While there are obvious dangers to abandoning bipartisanship on such a hot-button issue, you have to wonder what took the administration so long.
This post was published on the now-closed HuffPost Contributor platform. Contributors control their own work and posted freely to our site. If you need to flag this entry as abusive, send us an email.

As Carl Hulse and Jeff Zeleny reported in the New York Times, the Democrats appear to be preparing to go it alone on health care reform while trying to hang the obstructionist tag on the Republicans.

While there are obvious dangers to abandoning bipartisanship on such a hot-button issue, you have to wonder what took them so long.

Bipartisanship sounds like a good idea and polls show most Americans want the parties to work together to solve big problems. This of course led President Obama to talk about reaching across the aisle during his campaign and in the early days of his presidency. He took it one step further and appointed Republicans to high-ranking positions -- Defense Secretary Robert Gates, Ambassador Jon Huntsman among others.

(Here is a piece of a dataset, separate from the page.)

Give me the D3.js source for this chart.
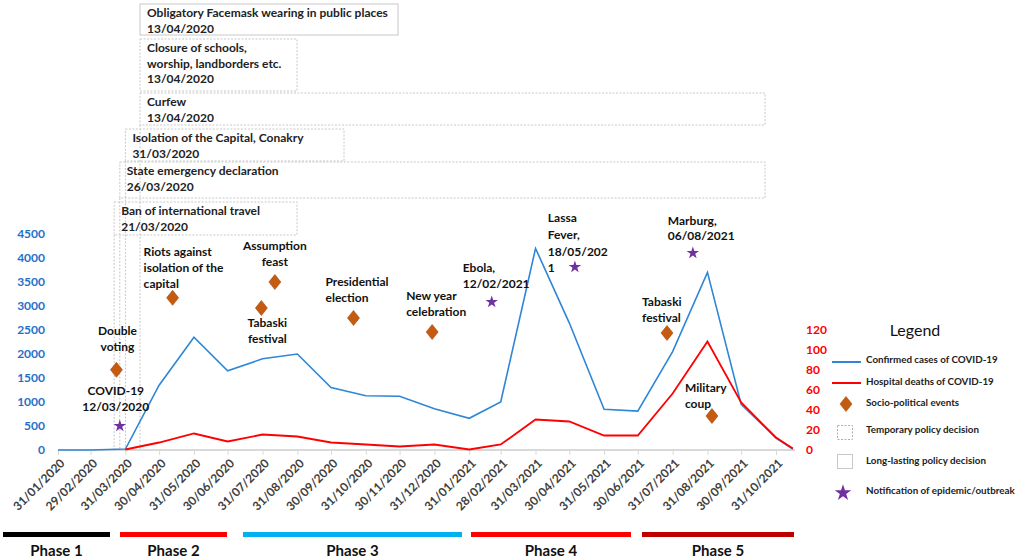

And bipartisanship gives the governing party some political cover. It would be hard for Republicans to criticize the Democrats about the outcome of health care reform if they voted for it.

But the reality is that bipartisanship is hard to achieve and is no guarantee of public policy success.

For example, The Gulf of Tonkin Resolution passed the Senate with only two dissenting votes, hastening the escalation of the Vietnam War. Perhaps a little obstruction might have been a good thing. Similarly, the Iraq War resolution passed with broad bipartisan support, as Democrats tried to burnish their war on terrorism credentials.

On the flip side, some very successful public policy has been enacted along straight party lines. Medicare passed without a single Republican vote and is today one of most successful and popular of all government programs.

Bill Clinton's economic package of budget cuts and tax increases passed in 1993 without a single Republican vote, ushering in eight years of prosperity and balancing the federal budget.

In the end, the success of health care reform will not be judged by how many Republicans (or Blue Dogs) vote for it. It will be judged by how well it works. Democrats won't be punished for pushing through reform without Republican support. They will be punished if they fail to act, or if what they unilaterally enact fails.

The stakes are high for both parties, but sometimes going it alone is not so bad.